以前読んだ時には「貧しくも暖かな大家族の物語」という印象を持ったのですが、新訳で再読してみると、故国を失った移民たちの悲哀を強く感じ取れます。荒地を果樹園にしようとして財産を失った愚かな叔父。学んだことを英語でしか語れないという少年への痛烈な皮肉。サーカスは見に行くものではなく手伝うもの。長距離列車内でしてはいけないことの戒め。互いに言葉が通じない老人同士の友情・・。

もちろん少年らしい感性も随所に現れます。従兄が盗んだ白馬に乗った感動。一番速く走れるという錯覚が打ち砕かれたショック。サーカスを手伝いに行くドキドキ感。金持ちインディアンのドライバーとなって運転を覚えた経験。教師から叱られた数々のいたずら。

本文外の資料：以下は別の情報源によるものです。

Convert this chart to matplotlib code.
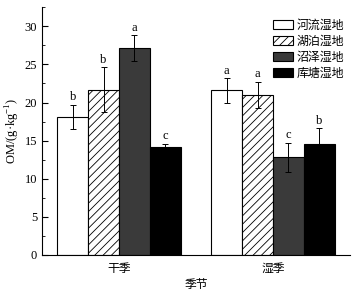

そしてソルトレークで宗教の勧誘を受けた際に「ずっと信じ続けなさい」と言われた言葉を大切にしていること。

「僕が9歳で世界が想像しうるあらゆるたぐいの壮麗さに満ちていて、人生がいまだ楽しい神秘な夢だった古きよき時代のある日」という冒頭の文章から、読者はファンタジー世界へといざなわれているのです。